I mean, admit it, if you took that same red font and changed it to say ‘The Randy Researchers: A Love Throughout Time’, it wouldn’t look that wrong, right? There’s something about this whole thing that is just… off.
First of all, it must be noted that this is a suprisingly British-looking artwork for an American production. For those who are vaguely offended by this but wondering what exactly that means, all I mean is that British theatre posters (and book covers) tend to favor a certain… shininess. Edges are clean, everything is a little more ‘in focus’ – it’s as though the Brits printed everything on high-resolution photo paper while Americans printed theirs on handmade artisinal flax paper.
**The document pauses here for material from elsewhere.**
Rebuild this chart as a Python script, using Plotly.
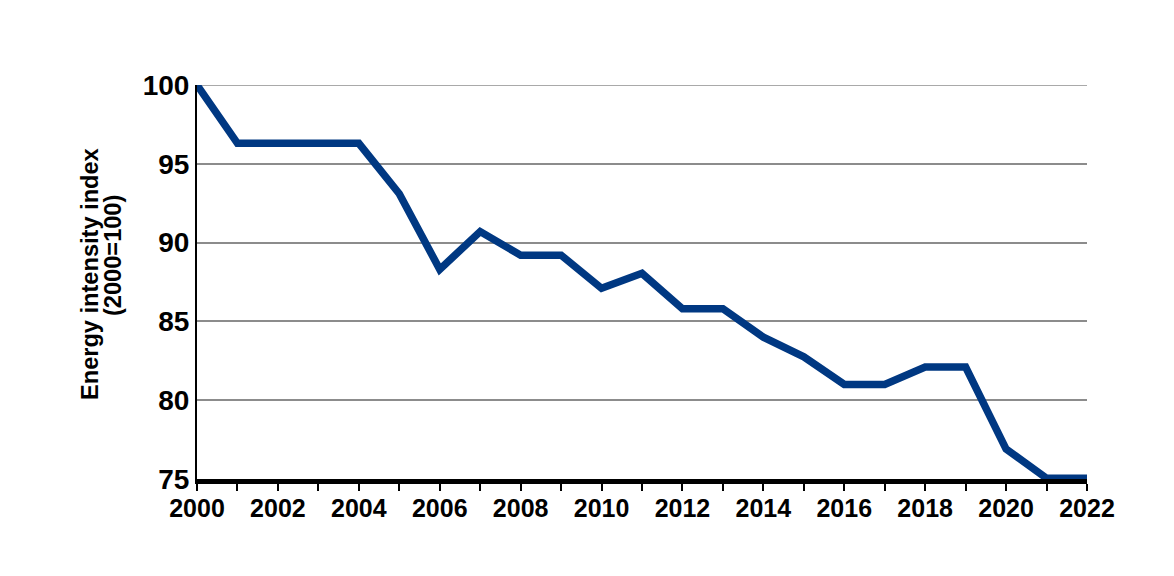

American bold and blocky graphics usually fall way to airbrushed shading and reflections – take, for example, the difference between the American and British posters for ‘Wicked’:
See what I mean? ‘Arcadia’s poster looks distinctly British, even more so than the art for the actual British production, which I like much better:
The British look of the poster is by no means what makes it such a dud – being American, I tend to prefer the American aesthetic, but I think both sides of the pond produce great artwork. What makes this a loser is that Arcadia is a complex, intricately drawn play about connection, fate, theory, math (if you don’t believe me about the complexity of the play, the first sentence of the wikipedia summary is “Arcadia is a 1993 play by Tom Stoppard concerning the relationship between past and present and between order and disorder and the certainty of knowledge”). This poster is a Frankenposter of reductive cliches – I can just imagine and old-timey Ad Man chomping on a stogie saying “What’s the play about? Math? Ugh, unsexy. Isn’t there any romance in it? Sort of? Great, we’ll put a big rose front and center, the ladies love romance. And let’s put a little computerized wash over it so it looks like a sketch, but less like it looks like a real sketch and more like a computerized washed sketch. And it’s modern day too? Fine, let’s add something…. computery, like, uh, a plug or something. Print!!”
I’m not saying that the poster for ‘Arcadia’ needs to include all of its many elements – I don’t think that would even be possible. But it does deserve better than a poster that makes it look like you will be spending an evening with heaving bosoms, ripped bodices, and a dastardly sexy rogue instead of an evening enjoying one of the most finely wrought, intelligent and moving plays of our time.